Speaking at Day 1
Emergence of Digital Public Space: harnessing the power of data
Associate Professor, School of Architecture and Planning, University of Auckland, New Zealand
Manfredo studied architecture and urban design in Milan, Rome and Berlin. Since 2016 he is Honorary Professor at the Hunan University, Changsha, China. Manfredo has consistently been involved in fundamental and applied research projects, both locally and internationally research over a wide range of topics in architectural theory and criticism, as well as in design at architectural and urban scales. After teaching architecture and urban design in Italy, Germany and China, since 2010 he has been teaching architecture and urban design at the University of Auckland. His current research interests address post-urban spatialisation forms and correlated design aspects, particularly focusing on valorisation, re-qualification and redevelopment of architectural and urban heritage; affordable and special housing; and education in architecture. Each of these areas has been successfully developed in collaboration with international and multi-disciplinary teams, as proven by the track record of consistent publications, successful grants (national and international) and awards (e.g. first price Biennale di Venezia, Sironi Group), and invited participation in major global events (e.g. United Nation Habitat III).
Insight from "Innovative Approaches and Creative Practices in Response to the COVID-19 Pandemic"

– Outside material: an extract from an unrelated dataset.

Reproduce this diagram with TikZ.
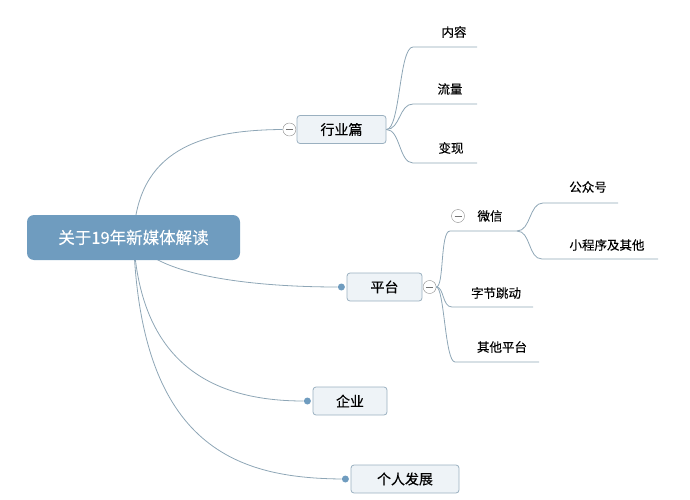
\documentclass[tikz,border=0pt]{standalone}
\usepackage{fontspec}
\setmainfont{Noto Sans CJK SC}[FakeBold=0.15]
\usepackage{tikz}
\usetikzlibrary{positioning,backgrounds}
\definecolor{rootblue}{HTML}{6F9CBF}
\definecolor{linegray}{HTML}{8EA6B6}
\definecolor{boxfill}{HTML}{EEF3F7}
\definecolor{boxedge}{HTML}{9AB0C0}

\begin{document}
\begin{tikzpicture}[
  x=1pt,y=-1pt,
  %--- node styles ---
  root/.style  ={fill=rootblue,text=white,rounded corners=7pt,
                 minimum width=213pt,minimum height=45pt,font=\fontsize{16.5}{18}\selectfont},
  topic/.style ={draw=boxedge,thick,fill=boxfill,text=black,rounded corners=3pt,
                 minimum height=28pt,font=\fontsize{14}{16}\selectfont},
  leaf/.style  ={text=black,inner sep=0pt,font=\fontsize{12.5}{14}\selectfont},
  fold/.style  ={circle,draw=black!45,fill=white,minimum size=13pt,inner sep=0pt,
                 path picture={\draw[black!55,semithick]
                   ([xshift=-3.5pt]path picture bounding box.center) --
                   ([xshift=3.5pt]path picture bounding box.center);}},
  dot/.style   ={circle,fill=rootblue,minimum size=7pt,inner sep=0pt},
  %--- line style ---
  branch/.style={draw=linegray,thick},
]
\useasboundingbox (0,0) rectangle (690,500);

%==================== nodes ====================
\node[root]  (root) at (133.5,237.5) {关于19年新媒体解读};

\node[topic,minimum width=89pt]  (hy) at (341.5,129.5) {行业篇};
\node[topic,minimum width=75pt]  (pt) at (384.5,287)   {平台};
\node[topic,minimum width=74pt]  (qy) at (350,401)     {企业};
\node[topic,minimum width=108pt] (gr) at (405,479)     {个人发展};

\node[fold,left=0.5pt of hy]  (hyF) {};
\node[fold,right=0.5pt of pt] (ptF) {};
\node[dot,left=1.5pt of pt]   (ptD) {};
\node[dot,left=1.5pt of qy]   (qyD) {};
\node[dot,left=1.5pt of gr]   (grD) {};

%==================== leaves ====================
\node[leaf] (nr) at (454,32)  {内容};
\node[leaf] (ll) at (450,89)  {流量};
\node[leaf] (bx) at (451,148) {变现};

\node[leaf] (wx)  at (490,216) {微信};
\node[fold] (wxF) at (458,216) {};
\node[leaf] (gzh) at (588,187) {公众号};
\node[leaf] (xcx) at (607,245) {小程序及其他};
\node[leaf] (zj)  at (496,293) {字节跳动};
\node[leaf] (qt)  at (502,347) {其他平台};

% underline ends
\coordinate (nrA)  at (413,47);  \coordinate (nrB)  at (477,47);
\coordinate (llA)  at (413,104); \coordinate (llB)  at (477,104);
\coordinate (bxA)  at (413,163); \coordinate (bxB)  at (477,163);
\coordinate (wxA)  at (450,231); \coordinate (wxB)  at (517,231);
\coordinate (gzhA) at (543,203); \coordinate (gzhB) at (618,203);
\coordinate (xcxA) at (542,259); \coordinate (xcxB) at (658,259);
\coordinate (zjA)  at (452,307); \coordinate (zjB)  at (533,307);
\coordinate (qtA)  at (455,362); \coordinate (qtB)  at (539,362);

%==================== root branches (behind root) ====================
\begin{pgfonlayer}{background}
\draw[branch] (root.center) .. controls (137,150) and (200,130) .. (hyF.west);
\draw[branch] (root.center) .. controls (150,275) and (250,287) .. (ptD.west);
\draw[branch] (root.center) .. controls (140,370) and (220,401) .. (qyD.west);
\draw[branch] (root.center) .. controls (140,450) and (240,478) .. (grD.west);
\end{pgfonlayer}

%==================== sub-branches ====================
\foreach \k in {nr,ll,bx}
  \draw[branch] (hy.east) .. controls +(14,0) and +(-14,0) .. (\k A) -- (\k B);
\foreach \k in {wx,zj,qt}
  \draw[branch] (ptF.east) .. controls +(8,0) and +(-10,0) .. (\k A) -- (\k B);
\foreach \k in {gzh,xcx}
  \draw[branch] (wxB) .. controls +(14,0) and +(-14,0) .. (\k A) -- (\k B);

\end{tikzpicture}
\end{document}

With large development and low density being the common form of urbanism in New Zealand, Manfredo looked at how we should rethink the role of public space when there are so many transformative changes taking place, specifically at “distributed participatory creativity and creative destruction of the malled metropolitan centres of Auckland”. Manfredo pointed out how worrying for the sustainable development of cities (New Urban Agenda) is that cities like Auckland have designated as major urban metropolitan centres some areas entirely occupied by shopping malls. His findings confirm the acceleration of the creative destruction of public space led by the shopping mall sector. The analysis of crowdsourced social media data has shown the emergence of an antagonist new type of shopping malls that supplants the traditional ones. This is a ‘post-consumerist’ (S. Miles) mall, where ‘consumption and production are intertwined and often impossible to differentiate’ (G. Ritzer). Data showed visually-based Instagram–a prime relational platform for young (18-39 years old) New Zealanders–increasing its usage during the lockdown. Being a place- and experience-based service, Instagram’s prime nodes have moved away from the public space and, particularly quasi-public space, such malls that were completely shut during the lockdown period. For example, St Lukes–epitome of the traditional consumerist mall–saw a sharp usage decline. Unexpectedly, Sylvia Park–epitome of the post-consumerist mall–saw an increase of interaction. The performance of Sylvia park indicates the resilience of its socio-spatial centrality, its capacity to continue constituting a main reference for its existing social networks notwithstanding its inaccessibility: a place where the distributed participatory creativity “creatively” reshapes the instituted civic system.